Regional Outlier Analysis of Longitudinal MAP-MRI Changes following Mild Traumatic Brain Injury

Mihika Gangolli1,2,3,4, Priyanka Nadar1,5, Luca Marinelli6, Peter J. Basser1,2, and Alexandru Avram1,2
1Eunice Kennedy Shriver National Institute of Child Health and Human Development, National Institutes of Health, Bethesda, MD, United States, 2Military Traumatic Brain Injury Initiative (MTBI2), Bethesda, MD, United States, 3Uniformed Services University of the Health Sciences, Bethesda, MD, United States, 4The Henry M. Jackson Foundation for the Advancement of Military Medicine, Inc., Bethesda, MD, United States, 5Division of Internal Medicine, The University of Colorado Anschutz Medical Campus, Aurora, CO, United States, 6GE HealthCare Technology & Innovation Center, Niskayuna, NY, United States

Synopsis

Keywords: Traumatic Brain Injury, biomarkers, longitudinal imaging

Motivation: Cross sectional radiological assessments of mild traumatic brain injury (mTBI) often produce conflicting findings with poor correlation to clinical outcomes.

Goal(s): Mean apparent propagator MRI (MAP-MRI) in a pilot longitudinal study is proposed to probe complex alterations in tissue microstructure following mTBI.

Approach: Quantitative region of interest analysis of MAP-MRI and DTI-derived metrics was performed in a pilot cohort of mTBI patients at four timepoints up to 90 days following injury.

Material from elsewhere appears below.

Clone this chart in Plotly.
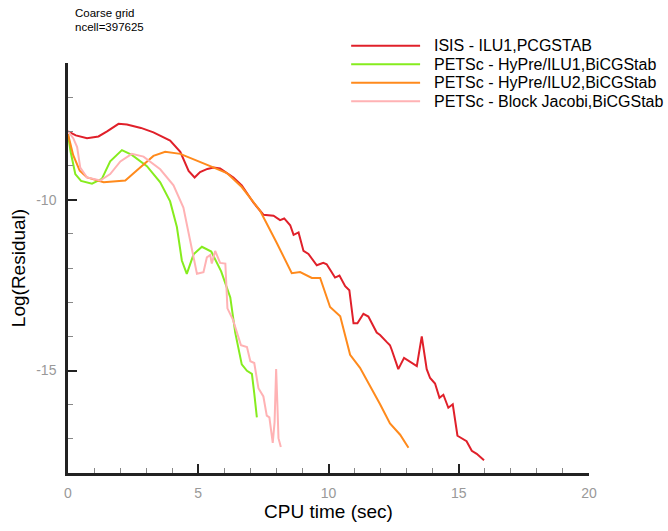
import plotly.graph_objects as go

# Convergence history: CPU time (sec) vs log10 of the residual
series_names = [
    "ISIS - ILU1,PCGSTAB",
    "PETSc - HyPre/ILU1,BiCGStab",
    "PETSc - HyPre/ILU2,BiCGStab",
    "PETSc - Block Jacobi,BiCGStab",
]
series_colors = ["#e0202a", "#86ec1e", "#ff8a1c", "#ffb2b4"]

isis_t = [0.0, 0.3, 0.73, 1.17, 1.5, 1.94, 2.26, 2.8, 3.28, 3.92, 4.31, 4.63, 4.86, 5.07,
          5.35, 5.59, 5.84, 6.35, 6.67, 7.12, 7.5, 7.89, 8.14, 8.3, 8.53, 8.66, 8.85, 9.04,
          9.23, 9.55, 9.8, 9.93, 10.25, 10.42, 10.64, 10.8, 10.96, 11.11, 11.34, 11.53,
          11.85, 11.98, 12.24, 12.36, 12.43, 12.68, 12.9, 13.39, 13.58, 13.77, 13.9, 14.09,
          14.26, 14.41, 14.6, 14.77, 14.95, 15.3, 15.5, 15.69, 15.97]
isis_r = [-8.0, -8.12, -8.2, -8.15, -8.0, -7.78, -7.8, -7.9, -8.03, -8.27, -8.6, -9.16,
          -9.35, -9.19, -9.1, -9.06, -9.09, -9.35, -9.58, -10.09, -10.44, -10.47, -10.6,
          -10.55, -10.75, -11.03, -10.96, -11.5, -11.59, -11.92, -11.85, -11.89, -12.28,
          -12.22, -12.53, -12.65, -13.62, -13.62, -13.34, -13.42, -13.89, -13.96, -14.17,
          -14.26, -14.4, -14.96, -14.63, -14.87, -14.0, -14.96, -15.22, -15.38, -15.8,
          -15.71, -16.09, -15.99, -16.91, -17.07, -17.35, -17.44, -17.63]

ilu1_t = [0.0, 0.1, 0.28, 0.5, 0.92, 1.3, 1.62, 2.07, 2.45, 3.03, 3.54, 3.92, 4.18, 4.37,
          4.56, 4.82, 5.14, 5.5, 5.88, 6.23, 6.42, 6.67, 6.87, 7.06, 7.15, 7.25]
ilu1_r = [-8.1, -8.6, -9.25, -9.45, -9.53, -9.39, -8.88, -8.55, -8.69, -9.02, -9.49,
          -10.05, -10.8, -11.78, -12.17, -11.6, -11.38, -11.52, -12.1, -12.86, -13.89,
          -14.82, -15.01, -15.1, -15.67, -16.37]

ilu2_t = [0.0, 0.2, 0.45, 0.73, 1.37, 2.2, 2.77, 3.28, 3.73, 4.31, 5.46, 6.1, 6.67, 7.38,
          8.01, 8.59, 8.91, 9.36, 9.68, 10.06, 10.45, 10.83, 11.21, 11.6, 11.98, 12.36,
          12.75, 13.07]
ilu2_r = [-8.08, -8.7, -9.15, -9.35, -9.49, -9.44, -9.06, -8.72, -8.6, -8.66, -9.02,
          -9.22, -9.63, -10.33, -11.26, -12.15, -12.12, -12.29, -12.29, -13.14, -13.41,
          -14.54, -14.92, -15.45, -15.99, -16.55, -16.88, -17.26]

bj_t = [0.0, 0.2, 0.35, 0.47, 0.73, 1.24, 1.62, 2.01, 2.45, 2.9, 3.54, 4.05, 4.43, 4.69,
        4.95, 5.2, 5.33, 5.46, 5.52, 5.65, 5.78, 5.84, 6.04, 6.12, 6.33, 6.48, 6.64, 6.87,
        7.0, 7.15, 7.31, 7.5, 7.63, 7.73, 7.86, 7.93, 7.99, 8.04, 8.08, 8.17]
bj_r = [-7.99, -8.2, -8.46, -9.06, -9.35, -9.44, -9.25, -8.88, -8.66, -8.74, -9.11, -9.58,
        -10.23, -11.17, -12.17, -12.12, -11.69, -11.62, -11.87, -11.5, -11.78, -11.85,
        -11.87, -13.18, -13.51, -13.89, -14.26, -14.31, -14.73, -14.78, -15.52, -15.76,
        -16.32, -16.37, -17.12, -16.51, -14.96, -16.04, -16.98, -17.24]

x_ticks = [0, 5, 10, 15, 20]
y_ticks = [-15, -10]
y_tick_text = ["-15", "-10"]

FONT = "Liberation Sans, Arial, Helvetica, sans-serif"
AXIS_COLOR = "#222"

fig = go.Figure()
for name, color, t, r in zip(series_names, series_colors,
                             [isis_t, ilu1_t, ilu2_t, bj_t],
                             [isis_r, ilu1_r, ilu2_r, bj_r]):
    fig.add_trace(go.Scatter(x=t, y=r, mode="lines", name=name,
                             line=dict(color=color, width=2), showlegend=False))

# Legend drawn by hand so the line samples can be long
row_y = [1.042, 0.997, 0.952, 0.907]
for name, color, yy in zip(series_names, series_colors, row_y):
    fig.add_shape(type="line", xref="paper", yref="paper", x0=0.5435, x1=0.6758,
                  y0=yy, y1=yy, line=dict(color=color, width=2))
    fig.add_annotation(xref="paper", yref="paper", x=0.699, y=yy, text=name,
                       showarrow=False, xanchor="left", yanchor="middle",
                       font=dict(family=FONT, size=16, color="#000"))

# Case description in the top-left corner
fig.add_annotation(xref="paper", yref="paper", x=0.011, y=1.1215, text="Coarse grid",
                   showarrow=False, xanchor="left", yanchor="middle", borderpad=0,
                   font=dict(family=FONT, size=11.5, color="#000"))
fig.add_annotation(xref="paper", yref="paper", x=0.011, y=1.0885, text="ncell=397625",
                   showarrow=False, xanchor="left", yanchor="middle", borderpad=0,
                   font=dict(family=FONT, size=11.5, color="#000"))

fig.update_xaxes(range=[0, 20], tickvals=x_ticks, ticks="inside", ticklen=9,
                 tickwidth=2, tickcolor=AXIS_COLOR, showline=True, linewidth=2.5,
                 linecolor=AXIS_COLOR, showgrid=False, zeroline=False,
                 ticklabelstandoff=5,
                 tickfont=dict(family=FONT, size=14, color="#999"),
                 minor=dict(dtick=1, ticks="inside", ticklen=5, tickwidth=1,
                            tickcolor="#888", showgrid=False),
                 title=dict(text="CPU time (sec)", standoff=5,
                            font=dict(family=FONT, size=19, color="#000")))
fig.update_yaxes(range=[-18, -6], tickvals=y_ticks, ticktext=y_tick_text,
                 ticks="inside", ticklen=9, tickwidth=2, tickcolor=AXIS_COLOR,
                 showline=True, linewidth=2.5, linecolor=AXIS_COLOR, showgrid=False,
                 zeroline=False, ticklabelstandoff=6,
                 tickfont=dict(family=FONT, size=14, color="#999"),
                 minor=dict(tickvals=list(range(-18, -5)), ticks="inside", ticklen=5,
                            tickwidth=1, tickcolor="#888", showgrid=False),
                 title=dict(text="Log(Residual)", standoff=6,
                            font=dict(family=FONT, size=19, color="#000")))

fig.update_layout(width=668, height=531, plot_bgcolor="white", paper_bgcolor="white",
                  margin=dict(l=68, r=79, t=63, b=42), showlegend=False)

fig.write_html("out.html")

Results: Several MAP-MRI derived parameters had increased intersession variability in white matter tracts and deep gray matter nuclei relative to healthy controls during the 90-day period of observation.

Impact: Longitudinal monitoring of changes in MAP-MRI metrics may provide a more comprehensive means to study pathological alterations that evolve at multiple timepoints in mTBI, where current image-based biomarkers lack the sensitivity and specificity to predict outcome.